Minha pátria belga é um país pequeno, rico e com salários acima da média europeia. O país não chega a ser o dobro do nosso Sudoeste, mas possui uns 500 municípios, tem uma população semelhante ao do Estado do Paraná e sua renda por habitante é seis vezes maior. Para completar nesse pequeno território federado vivem três nações: a francesa, a flamenga e a alemã. Três línguas oficiais e com municípios que podem aceitar comunicar apenas em uma língua oficial.
Eu sou um belga francófono, mas eis que fui contratado como cooperante por uma organização flamenga para criar aqui no Paraná uma instituição financeira. Mas claro, eu não deixava de ser um caso especial afinal, além de falar uma língua oficial diferente meu perfil já era muito brasileiro e nos tempos em que a internet tomava conta, meu jeito não era de trabalhador de primeiro mundo, era mais de agrônomo do mato, quase um belga já acaboclado! Mas a cooperação belga é generosa sim e em meio dessa diversidade cultural eu acabei sendo aceito. E não é que deu certo, em poucos anos a instituição financeira aqui foi criada e consolidada. Vivi dez anos de glória e na Bélgica me tornei quase um mito. Mas eis que tudo mudou.

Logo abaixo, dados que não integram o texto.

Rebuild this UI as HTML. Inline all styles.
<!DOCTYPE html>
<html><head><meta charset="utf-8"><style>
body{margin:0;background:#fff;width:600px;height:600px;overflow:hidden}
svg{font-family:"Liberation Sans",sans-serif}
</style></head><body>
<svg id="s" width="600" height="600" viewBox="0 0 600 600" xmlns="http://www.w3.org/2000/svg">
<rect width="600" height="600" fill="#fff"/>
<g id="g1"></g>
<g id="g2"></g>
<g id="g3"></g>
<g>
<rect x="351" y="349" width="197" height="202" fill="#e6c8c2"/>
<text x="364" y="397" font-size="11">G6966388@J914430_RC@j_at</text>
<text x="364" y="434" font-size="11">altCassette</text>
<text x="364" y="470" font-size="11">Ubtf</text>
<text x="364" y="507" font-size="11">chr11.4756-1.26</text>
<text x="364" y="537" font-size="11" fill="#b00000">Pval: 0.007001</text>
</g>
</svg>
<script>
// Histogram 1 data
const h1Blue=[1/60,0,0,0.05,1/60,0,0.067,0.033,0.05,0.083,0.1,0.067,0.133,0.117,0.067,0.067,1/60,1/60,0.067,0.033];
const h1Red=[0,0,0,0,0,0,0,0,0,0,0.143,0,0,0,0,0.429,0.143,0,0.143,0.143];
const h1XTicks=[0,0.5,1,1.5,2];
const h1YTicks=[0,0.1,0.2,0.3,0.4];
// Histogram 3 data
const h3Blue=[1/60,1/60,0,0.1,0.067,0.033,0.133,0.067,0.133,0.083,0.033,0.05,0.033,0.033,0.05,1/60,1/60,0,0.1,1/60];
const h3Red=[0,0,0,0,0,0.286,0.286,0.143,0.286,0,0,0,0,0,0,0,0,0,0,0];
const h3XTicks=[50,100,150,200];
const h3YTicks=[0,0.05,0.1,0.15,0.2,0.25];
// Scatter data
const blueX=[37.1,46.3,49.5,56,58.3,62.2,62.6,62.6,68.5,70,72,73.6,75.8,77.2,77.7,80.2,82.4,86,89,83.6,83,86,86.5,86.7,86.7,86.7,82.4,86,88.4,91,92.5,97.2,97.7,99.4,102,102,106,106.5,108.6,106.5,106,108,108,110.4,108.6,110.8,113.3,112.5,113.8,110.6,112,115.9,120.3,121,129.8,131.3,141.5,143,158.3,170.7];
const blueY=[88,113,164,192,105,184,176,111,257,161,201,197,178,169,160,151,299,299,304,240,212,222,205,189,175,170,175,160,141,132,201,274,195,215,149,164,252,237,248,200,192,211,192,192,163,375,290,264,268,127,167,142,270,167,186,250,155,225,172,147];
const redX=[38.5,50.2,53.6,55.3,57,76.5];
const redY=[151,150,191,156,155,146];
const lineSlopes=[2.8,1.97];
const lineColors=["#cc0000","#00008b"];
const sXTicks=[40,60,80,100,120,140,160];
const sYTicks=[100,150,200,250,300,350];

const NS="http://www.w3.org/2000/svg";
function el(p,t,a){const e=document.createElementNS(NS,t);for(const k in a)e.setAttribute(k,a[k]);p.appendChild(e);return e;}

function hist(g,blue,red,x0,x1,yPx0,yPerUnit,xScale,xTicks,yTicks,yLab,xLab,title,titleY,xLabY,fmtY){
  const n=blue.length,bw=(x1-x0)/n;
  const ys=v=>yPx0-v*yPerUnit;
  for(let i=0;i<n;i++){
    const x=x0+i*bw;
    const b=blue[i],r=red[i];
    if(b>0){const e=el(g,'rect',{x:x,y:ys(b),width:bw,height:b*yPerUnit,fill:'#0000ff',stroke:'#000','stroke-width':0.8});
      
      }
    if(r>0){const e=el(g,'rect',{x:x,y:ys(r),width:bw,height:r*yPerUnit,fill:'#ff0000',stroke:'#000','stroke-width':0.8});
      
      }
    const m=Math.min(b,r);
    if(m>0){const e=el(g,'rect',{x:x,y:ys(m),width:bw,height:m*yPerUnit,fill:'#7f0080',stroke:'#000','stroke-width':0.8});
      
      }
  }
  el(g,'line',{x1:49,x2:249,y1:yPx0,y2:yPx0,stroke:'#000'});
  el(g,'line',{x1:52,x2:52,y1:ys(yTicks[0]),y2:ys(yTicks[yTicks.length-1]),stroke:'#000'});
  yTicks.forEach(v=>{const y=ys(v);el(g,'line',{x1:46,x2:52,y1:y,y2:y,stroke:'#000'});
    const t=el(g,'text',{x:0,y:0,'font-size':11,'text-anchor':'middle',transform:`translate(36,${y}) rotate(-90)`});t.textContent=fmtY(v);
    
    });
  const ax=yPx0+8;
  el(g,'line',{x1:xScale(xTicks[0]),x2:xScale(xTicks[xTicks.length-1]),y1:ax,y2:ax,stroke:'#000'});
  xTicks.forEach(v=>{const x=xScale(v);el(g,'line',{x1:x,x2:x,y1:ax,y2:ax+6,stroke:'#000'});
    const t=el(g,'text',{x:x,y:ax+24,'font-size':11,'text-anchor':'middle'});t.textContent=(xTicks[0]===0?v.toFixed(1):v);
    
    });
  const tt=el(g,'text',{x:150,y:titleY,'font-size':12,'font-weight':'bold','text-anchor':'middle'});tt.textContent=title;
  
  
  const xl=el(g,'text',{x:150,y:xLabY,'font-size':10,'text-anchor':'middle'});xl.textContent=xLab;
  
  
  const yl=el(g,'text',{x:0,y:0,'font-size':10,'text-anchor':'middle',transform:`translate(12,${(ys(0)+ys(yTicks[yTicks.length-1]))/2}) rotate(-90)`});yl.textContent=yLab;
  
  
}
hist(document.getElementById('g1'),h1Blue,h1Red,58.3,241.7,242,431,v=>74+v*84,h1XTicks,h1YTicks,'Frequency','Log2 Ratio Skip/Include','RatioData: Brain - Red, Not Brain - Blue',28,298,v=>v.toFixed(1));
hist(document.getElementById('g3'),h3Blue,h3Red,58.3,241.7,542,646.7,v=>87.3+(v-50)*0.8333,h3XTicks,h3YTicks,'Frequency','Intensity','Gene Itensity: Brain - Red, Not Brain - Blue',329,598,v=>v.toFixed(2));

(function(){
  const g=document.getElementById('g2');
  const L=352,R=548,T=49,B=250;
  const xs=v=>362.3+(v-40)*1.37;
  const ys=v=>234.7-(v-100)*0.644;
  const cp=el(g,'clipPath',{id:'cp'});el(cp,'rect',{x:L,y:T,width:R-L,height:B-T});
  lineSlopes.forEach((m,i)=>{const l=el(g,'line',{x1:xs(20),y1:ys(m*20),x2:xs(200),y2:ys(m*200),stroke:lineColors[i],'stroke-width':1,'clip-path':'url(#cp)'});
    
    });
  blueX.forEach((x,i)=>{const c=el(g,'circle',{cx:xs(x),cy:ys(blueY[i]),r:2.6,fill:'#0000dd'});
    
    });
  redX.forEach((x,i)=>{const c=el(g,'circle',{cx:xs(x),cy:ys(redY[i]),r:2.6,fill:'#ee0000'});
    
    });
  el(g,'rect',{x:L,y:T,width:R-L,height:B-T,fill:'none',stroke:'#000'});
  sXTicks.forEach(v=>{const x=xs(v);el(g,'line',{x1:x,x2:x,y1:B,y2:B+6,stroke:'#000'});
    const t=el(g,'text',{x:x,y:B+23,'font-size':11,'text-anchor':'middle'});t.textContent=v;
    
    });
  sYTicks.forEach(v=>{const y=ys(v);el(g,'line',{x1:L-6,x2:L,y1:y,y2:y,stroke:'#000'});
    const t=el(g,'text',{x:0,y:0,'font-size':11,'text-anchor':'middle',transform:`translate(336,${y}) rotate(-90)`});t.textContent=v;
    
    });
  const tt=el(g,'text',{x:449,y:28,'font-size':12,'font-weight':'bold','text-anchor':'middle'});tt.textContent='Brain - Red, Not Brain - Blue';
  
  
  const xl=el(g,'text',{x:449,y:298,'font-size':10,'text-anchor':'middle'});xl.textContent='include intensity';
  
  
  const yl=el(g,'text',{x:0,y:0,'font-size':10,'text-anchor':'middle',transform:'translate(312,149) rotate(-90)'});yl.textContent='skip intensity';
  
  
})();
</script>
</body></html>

A entidade da cooperação belga empolgada com os resultados até então aqui alcançados, decidiu investir muito em um novo projeto só que desta vez, concebido na Bélgica e não mais aqui. Inventaram lá um projeto pouco realista, mas para mim sedutor: assistir 1800 famílias de agricultores pobres. Digo para mim porque sempre defendi a organização da assistência técnica por meio do cooperativismo, mas na Bélgica o que menos pensaram foi em organização da assistência técnica e no cooperativismo.
Era assim: fazer todo tipo de diagnóstico de Comunidades Rurais para que seus agricultores reivindicassem soluções reais, necessárias e fundamentadas perante o poder público e as entidades. Na Bélgica partiram de uma premissa que não se mostrou verdadeira, a ideia de que as entidades da agricultura familiar iriam se unir aqui para promover o desenvolvimento de Comunidades Rurais. O que aconteceu é que as entidades passaram a disputar entre si recursos do projeto que se tornou mal sucedido. Para piorar, chegaram aqui novos colegas cooperantes, mas não belgas e sim holandeses, com mentalidade calvinista e com eles sofri o que chamo do meu terrível acidente holandês de 2003!
Queriam que eu fosse embora daqui! Tempos depois lembrei do meu falecido pai que também foi cooperante. Nunca ficou mais de cinco anos em um lugar, sim porque se o projeto não for bem sucedido você se desgasta e se for um sucesso não faltará um invejoso para ir na Europa dar queixa de você. E eu aqui durei mais de dez anos como cooperante nas asas do sucesso do cooperativismo de crédito! Estava na hora de desembarcar, não percebi que era hora de cair fora e me ferrei. Na Bélgica as portas para mim se fecharam e aqui fiquei eu mais queimado que palito riscado! São os revezes da vida.